By the time we arrived at Banks Island, our planned departure point, I was really quite nervous about the whole deal.  And there was that scheduling commitment.


Arrival in Haida Gwaii. 9 pm, July 10. Still 3 hours to the anchorage.

The vicinity of southern Banks Island is remote.  Even though we arrived there in plenty of time to wait for a weather window, the monotony of the weather report for the 3 months previous easily lulled me into wondering if the forecast would ever moderate into something reasonable.  If it didn’t, how would I let my dad know that we wouldn’t be at the airport to meet him?  The closest town was 2 days away – how would we communicate?  What would he do if he got off the plane in the thriving metropolis of Sandspit (pop. approx 500), and found that we were AWOL?  Would he freak out and assume the worst, relax and get a motel room (was there even one for him to get?), or would he buy a return ticket and leave?  Any option was sure to induce undue worry and stress.   As a result, I thought about the possible outcomes of not making our commitment for way too much of our time on the magical North Coast.  Amazing places, but too much worry.  Bummer.

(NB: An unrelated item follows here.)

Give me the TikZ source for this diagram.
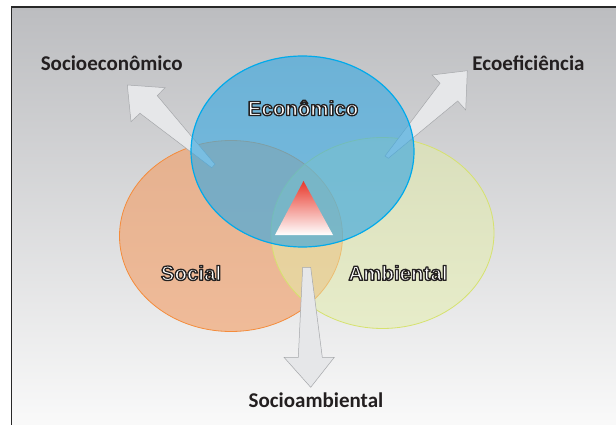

And then, finally, a change to rain.  The long awaited transition back to the regular north coast weather meant that we had the flattest, most boring motor across Hecate Strait that you could imagine.  We arrived 4 days early, and I finally relaxed and started my vacation.  The irony is that in spite of the crazy dry summer that Vancouver experienced, Lori and I had our wettest year ever.   After that shift in the weather, the long stretches of sunshine we usually enjoy in the summer never re-established themselves in our locale.  We still had good weather, but way more rain than normal, even as we made our way south in August.
In summary: whoever said you should never commit to meeting someone at a given location on a given day was right.  Good to know.